What is being asked>
Repeat, exactly and completely, the material that follows. Omit the pictures.

Dataset content>
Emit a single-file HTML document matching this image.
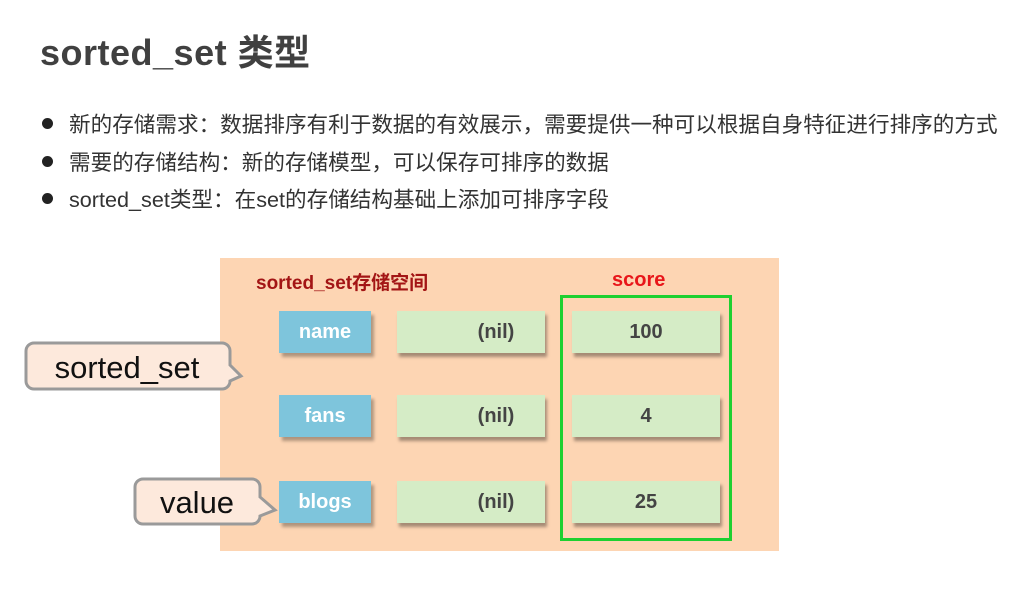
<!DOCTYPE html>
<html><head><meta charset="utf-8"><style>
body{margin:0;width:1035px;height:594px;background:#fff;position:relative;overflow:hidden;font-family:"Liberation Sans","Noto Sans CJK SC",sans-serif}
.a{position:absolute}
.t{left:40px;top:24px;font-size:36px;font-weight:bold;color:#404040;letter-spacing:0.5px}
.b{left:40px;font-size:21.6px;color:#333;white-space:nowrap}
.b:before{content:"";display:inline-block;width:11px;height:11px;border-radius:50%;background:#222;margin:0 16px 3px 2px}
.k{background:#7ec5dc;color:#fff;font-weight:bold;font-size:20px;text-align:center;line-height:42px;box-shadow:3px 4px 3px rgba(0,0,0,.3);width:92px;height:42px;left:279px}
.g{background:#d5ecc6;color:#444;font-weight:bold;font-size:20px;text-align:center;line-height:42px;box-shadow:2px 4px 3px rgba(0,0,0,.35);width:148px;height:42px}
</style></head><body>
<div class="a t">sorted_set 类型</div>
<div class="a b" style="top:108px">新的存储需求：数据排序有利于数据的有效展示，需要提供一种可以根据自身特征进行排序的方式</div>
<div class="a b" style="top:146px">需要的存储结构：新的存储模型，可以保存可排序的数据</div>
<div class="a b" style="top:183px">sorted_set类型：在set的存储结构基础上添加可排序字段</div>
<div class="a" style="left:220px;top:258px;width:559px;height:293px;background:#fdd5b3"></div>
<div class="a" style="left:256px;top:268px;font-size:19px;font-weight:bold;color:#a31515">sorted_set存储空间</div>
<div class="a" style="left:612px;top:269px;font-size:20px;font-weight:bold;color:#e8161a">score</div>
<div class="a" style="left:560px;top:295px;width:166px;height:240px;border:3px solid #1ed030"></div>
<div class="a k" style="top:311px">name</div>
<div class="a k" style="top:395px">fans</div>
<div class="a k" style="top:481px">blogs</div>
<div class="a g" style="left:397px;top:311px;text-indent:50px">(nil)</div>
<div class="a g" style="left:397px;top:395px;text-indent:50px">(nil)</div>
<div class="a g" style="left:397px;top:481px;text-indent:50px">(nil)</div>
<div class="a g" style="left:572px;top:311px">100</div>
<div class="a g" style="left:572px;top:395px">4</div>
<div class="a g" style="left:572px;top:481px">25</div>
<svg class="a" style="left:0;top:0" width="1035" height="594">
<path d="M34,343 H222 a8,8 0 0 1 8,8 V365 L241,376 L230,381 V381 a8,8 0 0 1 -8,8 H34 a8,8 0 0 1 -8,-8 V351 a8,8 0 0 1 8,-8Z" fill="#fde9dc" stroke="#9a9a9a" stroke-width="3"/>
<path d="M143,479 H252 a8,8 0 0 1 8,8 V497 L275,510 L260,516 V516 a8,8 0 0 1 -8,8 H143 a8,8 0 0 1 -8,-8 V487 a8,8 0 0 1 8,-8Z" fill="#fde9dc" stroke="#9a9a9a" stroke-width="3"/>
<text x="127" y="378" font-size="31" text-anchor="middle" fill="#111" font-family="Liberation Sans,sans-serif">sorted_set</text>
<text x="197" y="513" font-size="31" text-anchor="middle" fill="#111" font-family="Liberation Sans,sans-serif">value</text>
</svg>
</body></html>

Result of this exercise>
Emit a single-file HTML document matching this image.
<!DOCTYPE html>
<html><head><meta charset="utf-8"><style>
body{margin:0;width:1035px;height:594px;background:#fff;position:relative;overflow:hidden;font-family:"Liberation Sans","Noto Sans CJK SC",sans-serif}
.a{position:absolute}
.t{left:40px;top:24px;font-size:36px;font-weight:bold;color:#404040;letter-spacing:0.5px}
.b{left:40px;font-size:21.6px;color:#333;white-space:nowrap}
.b:before{content:"";display:inline-block;width:11px;height:11px;border-radius:50%;background:#222;margin:0 16px 3px 2px}
.k{background:#7ec5dc;color:#fff;font-weight:bold;font-size:20px;text-align:center;line-height:42px;box-shadow:3px 4px 3px rgba(0,0,0,.3);width:92px;height:42px;left:279px}
.g{background:#d5ecc6;color:#444;font-weight:bold;font-size:20px;text-align:center;line-height:42px;box-shadow:2px 4px 3px rgba(0,0,0,.35);width:148px;height:42px}
</style></head><body>
<div class="a t">sorted_set 类型</div>
<div class="a b" style="top:108px">新的存储需求：数据排序有利于数据的有效展示，需要提供一种可以根据自身特征进行排序的方式</div>
<div class="a b" style="top:146px">需要的存储结构：新的存储模型，可以保存可排序的数据</div>
<div class="a b" style="top:183px">sorted_set类型：在set的存储结构基础上添加可排序字段</div>
<div class="a" style="left:220px;top:258px;width:559px;height:293px;background:#fdd5b3"></div>
<div class="a" style="left:256px;top:268px;font-size:19px;font-weight:bold;color:#a31515">sorted_set存储空间</div>
<div class="a" style="left:612px;top:269px;font-size:20px;font-weight:bold;color:#e8161a">score</div>
<div class="a" style="left:560px;top:295px;width:166px;height:240px;border:3px solid #1ed030"></div>
<div class="a k" style="top:311px">name</div>
<div class="a k" style="top:395px">fans</div>
<div class="a k" style="top:481px">blogs</div>
<div class="a g" style="left:397px;top:311px;text-indent:50px">(nil)</div>
<div class="a g" style="left:397px;top:395px;text-indent:50px">(nil)</div>
<div class="a g" style="left:397px;top:481px;text-indent:50px">(nil)</div>
<div class="a g" style="left:572px;top:311px">100</div>
<div class="a g" style="left:572px;top:395px">4</div>
<div class="a g" style="left:572px;top:481px">25</div>
<svg class="a" style="left:0;top:0" width="1035" height="594">
<path d="M34,343 H222 a8,8 0 0 1 8,8 V365 L241,376 L230,381 V381 a8,8 0 0 1 -8,8 H34 a8,8 0 0 1 -8,-8 V351 a8,8 0 0 1 8,-8Z" fill="#fde9dc" stroke="#9a9a9a" stroke-width="3"/>
<path d="M143,479 H252 a8,8 0 0 1 8,8 V497 L275,510 L260,516 V516 a8,8 0 0 1 -8,8 H143 a8,8 0 0 1 -8,-8 V487 a8,8 0 0 1 8,-8Z" fill="#fde9dc" stroke="#9a9a9a" stroke-width="3"/>
<text x="127" y="378" font-size="31" text-anchor="middle" fill="#111" font-family="Liberation Sans,sans-serif">sorted_set</text>
<text x="197" y="513" font-size="31" text-anchor="middle" fill="#111" font-family="Liberation Sans,sans-serif">value</text>
</svg>
</body></html>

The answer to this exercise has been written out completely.